• **Exercise details**
Copy exactly the lines from the start of the material through the line with "const BG = '#ececea';". Pictures stay out of the copy.

• **Dataset section**
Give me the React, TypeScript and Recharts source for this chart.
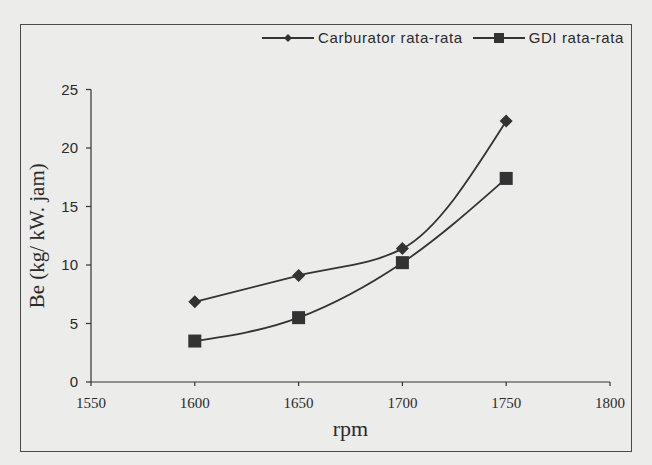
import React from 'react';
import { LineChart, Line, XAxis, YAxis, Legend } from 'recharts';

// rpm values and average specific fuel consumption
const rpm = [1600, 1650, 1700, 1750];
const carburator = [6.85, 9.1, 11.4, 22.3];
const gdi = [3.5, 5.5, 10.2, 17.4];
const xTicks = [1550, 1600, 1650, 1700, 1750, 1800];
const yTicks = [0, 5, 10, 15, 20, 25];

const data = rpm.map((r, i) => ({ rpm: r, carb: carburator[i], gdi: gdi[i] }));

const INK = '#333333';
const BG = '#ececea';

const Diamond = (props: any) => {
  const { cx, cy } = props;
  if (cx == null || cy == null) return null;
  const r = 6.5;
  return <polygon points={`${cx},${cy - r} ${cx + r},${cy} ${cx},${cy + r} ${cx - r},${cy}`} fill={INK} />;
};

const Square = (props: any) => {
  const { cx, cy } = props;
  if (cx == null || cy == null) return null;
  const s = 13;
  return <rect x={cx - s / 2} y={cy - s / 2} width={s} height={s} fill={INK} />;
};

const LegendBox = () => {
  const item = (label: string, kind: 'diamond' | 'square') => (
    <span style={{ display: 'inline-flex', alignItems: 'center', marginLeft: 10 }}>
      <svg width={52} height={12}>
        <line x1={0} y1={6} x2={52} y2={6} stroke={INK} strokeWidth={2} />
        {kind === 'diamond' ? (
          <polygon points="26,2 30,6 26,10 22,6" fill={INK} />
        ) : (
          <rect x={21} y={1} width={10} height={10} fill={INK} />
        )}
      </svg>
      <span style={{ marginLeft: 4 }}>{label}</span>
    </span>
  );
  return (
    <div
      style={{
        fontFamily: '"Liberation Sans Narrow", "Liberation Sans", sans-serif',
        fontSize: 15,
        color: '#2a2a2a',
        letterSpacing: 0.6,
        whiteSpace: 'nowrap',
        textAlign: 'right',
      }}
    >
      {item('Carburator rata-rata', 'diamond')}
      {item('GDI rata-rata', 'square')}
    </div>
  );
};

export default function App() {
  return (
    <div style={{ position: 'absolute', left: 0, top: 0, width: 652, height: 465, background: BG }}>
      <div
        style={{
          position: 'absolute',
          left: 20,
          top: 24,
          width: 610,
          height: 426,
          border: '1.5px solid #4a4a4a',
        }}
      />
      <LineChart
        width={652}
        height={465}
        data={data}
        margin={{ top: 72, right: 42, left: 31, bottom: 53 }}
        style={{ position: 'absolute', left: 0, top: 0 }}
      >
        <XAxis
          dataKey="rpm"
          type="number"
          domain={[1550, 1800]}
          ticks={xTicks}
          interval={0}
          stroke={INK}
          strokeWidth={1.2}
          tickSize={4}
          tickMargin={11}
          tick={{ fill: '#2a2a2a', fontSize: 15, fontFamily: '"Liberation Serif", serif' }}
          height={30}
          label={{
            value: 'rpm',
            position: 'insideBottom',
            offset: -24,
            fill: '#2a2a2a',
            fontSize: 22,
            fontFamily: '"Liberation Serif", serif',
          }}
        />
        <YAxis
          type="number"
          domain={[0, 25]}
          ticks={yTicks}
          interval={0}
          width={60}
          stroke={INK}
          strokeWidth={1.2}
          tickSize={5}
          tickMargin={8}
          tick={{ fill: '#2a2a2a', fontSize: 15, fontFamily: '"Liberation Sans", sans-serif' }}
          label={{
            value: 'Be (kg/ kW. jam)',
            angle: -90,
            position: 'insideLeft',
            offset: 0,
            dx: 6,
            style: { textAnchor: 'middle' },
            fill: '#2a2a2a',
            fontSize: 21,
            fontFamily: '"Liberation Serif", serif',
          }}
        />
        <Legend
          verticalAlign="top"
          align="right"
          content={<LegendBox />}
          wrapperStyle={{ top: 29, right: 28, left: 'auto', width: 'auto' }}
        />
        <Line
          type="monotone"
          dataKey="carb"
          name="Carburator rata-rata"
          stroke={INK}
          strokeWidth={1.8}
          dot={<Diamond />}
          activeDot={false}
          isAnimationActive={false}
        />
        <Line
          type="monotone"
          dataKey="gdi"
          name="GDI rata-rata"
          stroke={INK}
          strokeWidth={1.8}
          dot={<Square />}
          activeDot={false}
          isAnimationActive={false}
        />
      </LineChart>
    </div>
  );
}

• **Reply to the task**
Give me the React, TypeScript and Recharts source for this chart.
import React from 'react';
import { LineChart, Line, XAxis, YAxis, Legend } from 'recharts';

// rpm values and average specific fuel consumption
const rpm = [1600, 1650, 1700, 1750];
const carburator = [6.85, 9.1, 11.4, 22.3];
const gdi = [3.5, 5.5, 10.2, 17.4];
const xTicks = [1550, 1600, 1650, 1700, 1750, 1800];
const yTicks = [0, 5, 10, 15, 20, 25];

const data = rpm.map((r, i) => ({ rpm: r, carb: carburator[i], gdi: gdi[i] }));

const INK = '#333333';
const BG = '#ececea';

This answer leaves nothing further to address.